- _GIVEN EXERCISE_
Reproduce exactly the lines starting at the line that contains "Output the component" and ending at the line that contains "import * as". Omit pictures.

A run of records
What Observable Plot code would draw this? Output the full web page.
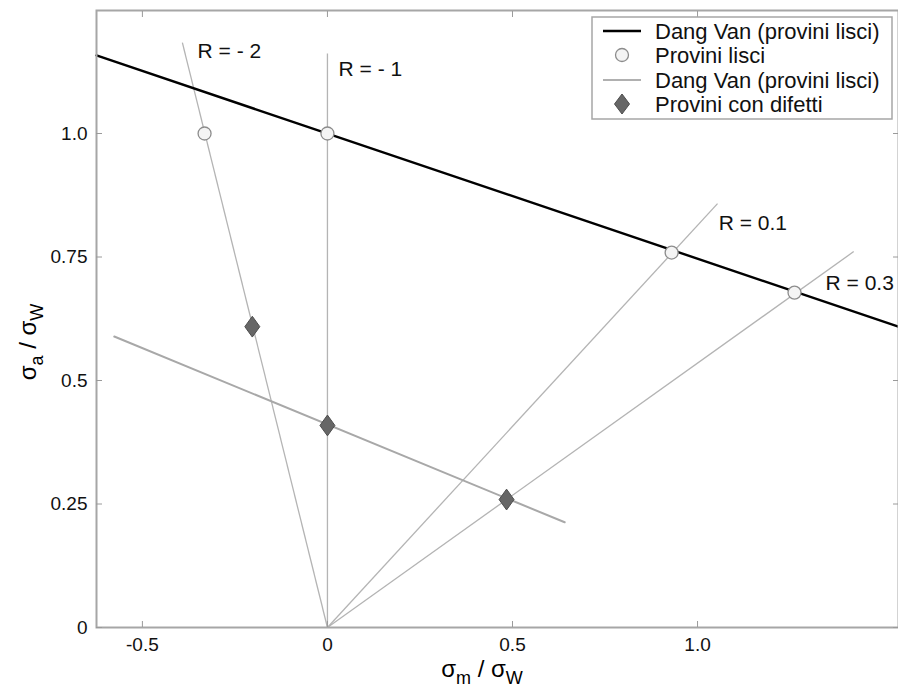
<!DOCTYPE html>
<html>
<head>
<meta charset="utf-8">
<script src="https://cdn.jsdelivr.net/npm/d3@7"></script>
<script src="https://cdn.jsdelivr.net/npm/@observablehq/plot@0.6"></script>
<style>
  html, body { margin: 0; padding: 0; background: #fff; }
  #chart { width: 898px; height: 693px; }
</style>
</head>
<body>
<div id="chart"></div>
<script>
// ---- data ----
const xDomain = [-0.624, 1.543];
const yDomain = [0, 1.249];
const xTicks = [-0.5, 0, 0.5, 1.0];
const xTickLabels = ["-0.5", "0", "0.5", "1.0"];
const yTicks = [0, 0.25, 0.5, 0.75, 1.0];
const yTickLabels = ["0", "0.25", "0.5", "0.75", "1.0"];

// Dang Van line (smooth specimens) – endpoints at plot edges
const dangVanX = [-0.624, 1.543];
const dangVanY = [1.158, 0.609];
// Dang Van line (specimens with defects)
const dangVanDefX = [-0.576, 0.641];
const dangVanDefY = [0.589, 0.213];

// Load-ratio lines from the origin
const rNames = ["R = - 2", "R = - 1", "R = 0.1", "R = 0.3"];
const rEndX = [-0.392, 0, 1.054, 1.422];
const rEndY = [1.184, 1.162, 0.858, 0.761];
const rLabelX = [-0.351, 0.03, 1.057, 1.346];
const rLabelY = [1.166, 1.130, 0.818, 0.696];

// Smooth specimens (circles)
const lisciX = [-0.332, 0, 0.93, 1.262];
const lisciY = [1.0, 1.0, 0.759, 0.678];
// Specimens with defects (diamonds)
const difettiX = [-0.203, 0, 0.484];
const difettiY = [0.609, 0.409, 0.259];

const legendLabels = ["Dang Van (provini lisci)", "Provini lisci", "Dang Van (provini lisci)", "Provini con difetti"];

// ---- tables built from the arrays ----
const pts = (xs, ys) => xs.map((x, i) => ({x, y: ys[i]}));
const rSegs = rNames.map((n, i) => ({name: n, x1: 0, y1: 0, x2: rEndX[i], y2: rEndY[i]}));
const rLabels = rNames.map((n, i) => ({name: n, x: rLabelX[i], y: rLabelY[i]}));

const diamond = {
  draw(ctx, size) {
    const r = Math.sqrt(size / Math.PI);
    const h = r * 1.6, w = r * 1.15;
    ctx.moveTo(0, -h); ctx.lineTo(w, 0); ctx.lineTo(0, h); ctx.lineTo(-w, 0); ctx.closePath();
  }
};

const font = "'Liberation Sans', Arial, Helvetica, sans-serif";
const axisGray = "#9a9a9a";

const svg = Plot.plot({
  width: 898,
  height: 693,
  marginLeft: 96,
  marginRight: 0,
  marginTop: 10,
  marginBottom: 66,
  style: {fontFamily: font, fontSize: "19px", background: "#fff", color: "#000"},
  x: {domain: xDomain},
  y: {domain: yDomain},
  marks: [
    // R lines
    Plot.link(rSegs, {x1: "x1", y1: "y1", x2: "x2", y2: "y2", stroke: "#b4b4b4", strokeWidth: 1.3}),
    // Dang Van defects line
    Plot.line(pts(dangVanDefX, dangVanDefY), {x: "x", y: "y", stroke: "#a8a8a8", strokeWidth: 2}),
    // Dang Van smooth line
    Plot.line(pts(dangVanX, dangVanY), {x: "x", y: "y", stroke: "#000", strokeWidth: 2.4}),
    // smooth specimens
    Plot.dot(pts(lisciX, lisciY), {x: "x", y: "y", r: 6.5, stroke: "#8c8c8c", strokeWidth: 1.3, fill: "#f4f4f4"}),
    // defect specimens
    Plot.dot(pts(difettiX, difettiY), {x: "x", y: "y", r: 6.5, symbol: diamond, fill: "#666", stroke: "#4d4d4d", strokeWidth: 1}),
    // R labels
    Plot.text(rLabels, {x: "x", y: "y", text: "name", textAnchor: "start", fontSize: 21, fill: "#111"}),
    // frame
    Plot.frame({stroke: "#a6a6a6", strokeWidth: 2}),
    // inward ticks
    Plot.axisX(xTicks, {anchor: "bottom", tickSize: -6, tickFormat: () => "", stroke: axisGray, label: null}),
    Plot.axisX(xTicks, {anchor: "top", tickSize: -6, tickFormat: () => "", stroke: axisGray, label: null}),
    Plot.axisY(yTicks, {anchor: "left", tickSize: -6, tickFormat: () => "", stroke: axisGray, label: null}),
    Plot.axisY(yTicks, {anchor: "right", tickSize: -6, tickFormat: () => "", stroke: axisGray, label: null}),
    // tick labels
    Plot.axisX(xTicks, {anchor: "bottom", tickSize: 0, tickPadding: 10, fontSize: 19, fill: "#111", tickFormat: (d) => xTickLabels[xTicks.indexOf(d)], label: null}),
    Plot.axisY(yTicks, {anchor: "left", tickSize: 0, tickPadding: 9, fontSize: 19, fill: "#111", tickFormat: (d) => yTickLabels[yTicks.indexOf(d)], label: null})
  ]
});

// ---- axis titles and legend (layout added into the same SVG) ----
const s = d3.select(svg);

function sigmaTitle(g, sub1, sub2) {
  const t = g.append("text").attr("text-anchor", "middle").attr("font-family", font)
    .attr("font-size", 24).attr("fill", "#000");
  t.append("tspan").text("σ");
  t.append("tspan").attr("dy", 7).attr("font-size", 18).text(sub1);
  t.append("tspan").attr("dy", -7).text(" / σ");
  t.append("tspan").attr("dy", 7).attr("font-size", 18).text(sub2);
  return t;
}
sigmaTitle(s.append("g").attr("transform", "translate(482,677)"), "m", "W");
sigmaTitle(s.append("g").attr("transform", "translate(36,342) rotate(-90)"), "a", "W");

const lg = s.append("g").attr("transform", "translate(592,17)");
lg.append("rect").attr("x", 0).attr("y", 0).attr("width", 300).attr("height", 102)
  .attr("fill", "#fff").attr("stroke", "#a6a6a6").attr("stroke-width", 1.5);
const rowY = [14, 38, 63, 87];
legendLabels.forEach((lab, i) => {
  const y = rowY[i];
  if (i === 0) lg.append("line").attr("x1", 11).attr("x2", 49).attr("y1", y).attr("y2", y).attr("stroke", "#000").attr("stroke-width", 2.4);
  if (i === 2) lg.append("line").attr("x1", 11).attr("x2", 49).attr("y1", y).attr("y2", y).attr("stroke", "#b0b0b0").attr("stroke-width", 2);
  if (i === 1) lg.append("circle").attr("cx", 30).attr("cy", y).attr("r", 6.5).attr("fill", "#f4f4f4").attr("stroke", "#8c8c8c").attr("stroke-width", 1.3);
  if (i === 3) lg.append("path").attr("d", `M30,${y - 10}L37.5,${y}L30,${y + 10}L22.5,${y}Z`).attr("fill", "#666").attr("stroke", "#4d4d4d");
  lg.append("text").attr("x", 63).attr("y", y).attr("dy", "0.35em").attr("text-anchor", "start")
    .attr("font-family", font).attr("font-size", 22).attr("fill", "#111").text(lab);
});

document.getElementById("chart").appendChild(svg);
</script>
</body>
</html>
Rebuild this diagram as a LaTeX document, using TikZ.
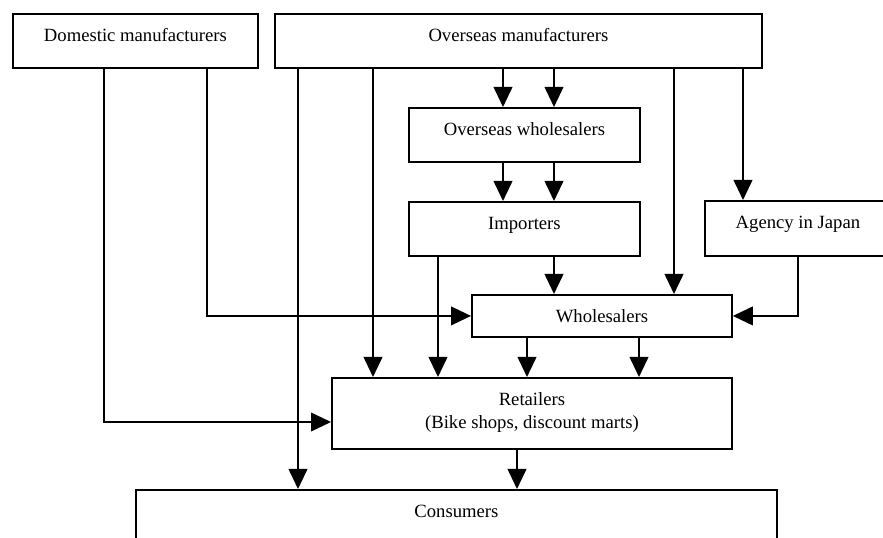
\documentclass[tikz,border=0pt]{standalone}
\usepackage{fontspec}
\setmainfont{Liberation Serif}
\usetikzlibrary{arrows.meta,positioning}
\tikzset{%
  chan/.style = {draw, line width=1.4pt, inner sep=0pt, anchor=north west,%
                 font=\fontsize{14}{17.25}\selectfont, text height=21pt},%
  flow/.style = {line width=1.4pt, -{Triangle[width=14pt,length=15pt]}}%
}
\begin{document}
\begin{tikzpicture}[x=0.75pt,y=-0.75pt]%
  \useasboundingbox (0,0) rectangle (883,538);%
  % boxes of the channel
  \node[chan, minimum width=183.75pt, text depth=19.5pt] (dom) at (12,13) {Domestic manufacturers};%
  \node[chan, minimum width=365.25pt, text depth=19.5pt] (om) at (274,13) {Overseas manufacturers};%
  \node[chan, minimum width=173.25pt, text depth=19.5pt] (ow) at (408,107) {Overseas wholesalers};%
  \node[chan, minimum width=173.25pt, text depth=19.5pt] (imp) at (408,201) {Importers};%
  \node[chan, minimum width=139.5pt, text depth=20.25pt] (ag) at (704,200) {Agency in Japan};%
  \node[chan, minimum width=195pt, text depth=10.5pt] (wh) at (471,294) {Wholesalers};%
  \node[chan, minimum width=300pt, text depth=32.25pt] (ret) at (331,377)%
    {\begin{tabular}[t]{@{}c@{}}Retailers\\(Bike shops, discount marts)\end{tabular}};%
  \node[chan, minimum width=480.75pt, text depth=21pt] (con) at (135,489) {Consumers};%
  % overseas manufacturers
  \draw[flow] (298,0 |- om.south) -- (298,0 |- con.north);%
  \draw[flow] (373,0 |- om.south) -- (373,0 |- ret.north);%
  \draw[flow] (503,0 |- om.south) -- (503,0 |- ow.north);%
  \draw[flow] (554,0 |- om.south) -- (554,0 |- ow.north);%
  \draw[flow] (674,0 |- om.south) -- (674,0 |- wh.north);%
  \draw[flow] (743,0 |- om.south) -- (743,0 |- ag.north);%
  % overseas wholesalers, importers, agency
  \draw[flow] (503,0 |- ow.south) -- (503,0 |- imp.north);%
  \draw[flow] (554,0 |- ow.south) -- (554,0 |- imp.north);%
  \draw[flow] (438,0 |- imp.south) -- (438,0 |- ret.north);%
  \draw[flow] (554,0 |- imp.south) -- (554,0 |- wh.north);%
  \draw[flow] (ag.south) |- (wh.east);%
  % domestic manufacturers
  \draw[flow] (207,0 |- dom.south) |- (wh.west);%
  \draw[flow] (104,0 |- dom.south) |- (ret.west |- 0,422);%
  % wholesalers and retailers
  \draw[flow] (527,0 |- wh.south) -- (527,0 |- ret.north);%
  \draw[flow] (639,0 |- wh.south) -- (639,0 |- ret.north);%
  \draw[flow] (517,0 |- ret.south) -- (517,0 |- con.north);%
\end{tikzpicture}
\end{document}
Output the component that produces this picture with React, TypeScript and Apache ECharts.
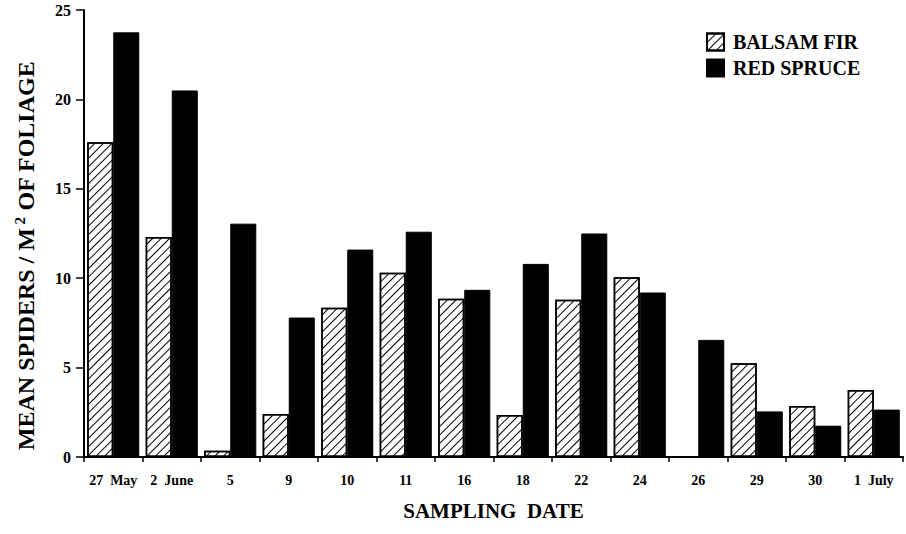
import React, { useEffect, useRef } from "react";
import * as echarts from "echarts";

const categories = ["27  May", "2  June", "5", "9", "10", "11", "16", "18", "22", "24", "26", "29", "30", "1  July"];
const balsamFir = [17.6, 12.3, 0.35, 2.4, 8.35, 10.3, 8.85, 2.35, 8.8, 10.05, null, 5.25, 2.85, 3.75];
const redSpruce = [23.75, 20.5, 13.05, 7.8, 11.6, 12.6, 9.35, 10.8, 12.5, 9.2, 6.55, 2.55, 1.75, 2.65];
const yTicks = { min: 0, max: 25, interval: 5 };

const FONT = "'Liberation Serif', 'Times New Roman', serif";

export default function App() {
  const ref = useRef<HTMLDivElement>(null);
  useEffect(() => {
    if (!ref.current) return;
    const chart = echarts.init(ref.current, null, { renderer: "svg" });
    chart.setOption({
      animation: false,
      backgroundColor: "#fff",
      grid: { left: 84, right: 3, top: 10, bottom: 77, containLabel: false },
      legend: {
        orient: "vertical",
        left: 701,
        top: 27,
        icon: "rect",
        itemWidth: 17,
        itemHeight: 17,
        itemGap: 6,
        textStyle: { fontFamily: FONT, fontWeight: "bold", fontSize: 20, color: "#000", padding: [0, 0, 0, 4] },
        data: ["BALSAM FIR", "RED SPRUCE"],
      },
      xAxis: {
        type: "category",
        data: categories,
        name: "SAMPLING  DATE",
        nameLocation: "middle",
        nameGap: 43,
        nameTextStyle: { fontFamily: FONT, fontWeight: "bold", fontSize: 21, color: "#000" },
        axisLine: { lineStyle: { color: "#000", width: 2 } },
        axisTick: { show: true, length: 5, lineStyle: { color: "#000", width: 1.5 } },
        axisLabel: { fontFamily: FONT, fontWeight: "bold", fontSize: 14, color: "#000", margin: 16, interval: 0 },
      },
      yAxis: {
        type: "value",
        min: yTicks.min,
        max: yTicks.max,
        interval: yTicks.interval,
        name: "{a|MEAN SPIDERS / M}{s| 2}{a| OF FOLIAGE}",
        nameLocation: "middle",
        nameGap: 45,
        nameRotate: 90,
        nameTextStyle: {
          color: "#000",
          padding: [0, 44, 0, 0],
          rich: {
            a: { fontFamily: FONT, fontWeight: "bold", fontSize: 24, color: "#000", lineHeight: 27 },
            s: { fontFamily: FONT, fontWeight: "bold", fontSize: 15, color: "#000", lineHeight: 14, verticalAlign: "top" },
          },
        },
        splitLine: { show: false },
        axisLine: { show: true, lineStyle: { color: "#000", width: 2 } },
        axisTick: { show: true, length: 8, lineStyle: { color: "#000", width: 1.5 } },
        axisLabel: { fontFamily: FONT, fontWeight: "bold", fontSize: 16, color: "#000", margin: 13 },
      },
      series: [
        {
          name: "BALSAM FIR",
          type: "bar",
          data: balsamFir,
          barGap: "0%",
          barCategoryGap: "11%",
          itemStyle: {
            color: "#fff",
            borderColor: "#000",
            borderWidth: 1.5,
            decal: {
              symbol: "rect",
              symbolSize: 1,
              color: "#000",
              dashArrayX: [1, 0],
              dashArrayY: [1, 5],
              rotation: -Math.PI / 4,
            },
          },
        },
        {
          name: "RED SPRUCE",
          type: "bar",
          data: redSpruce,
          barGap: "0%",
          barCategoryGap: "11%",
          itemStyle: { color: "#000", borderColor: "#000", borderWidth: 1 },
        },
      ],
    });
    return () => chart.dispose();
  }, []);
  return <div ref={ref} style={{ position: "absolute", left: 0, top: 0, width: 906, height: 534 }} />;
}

- _COMPLETE RESPONSE_
Output the component that produces this picture with React, TypeScript and Apache ECharts.
import React, { useEffect, useRef } from "react";
import * as echarts from "echarts";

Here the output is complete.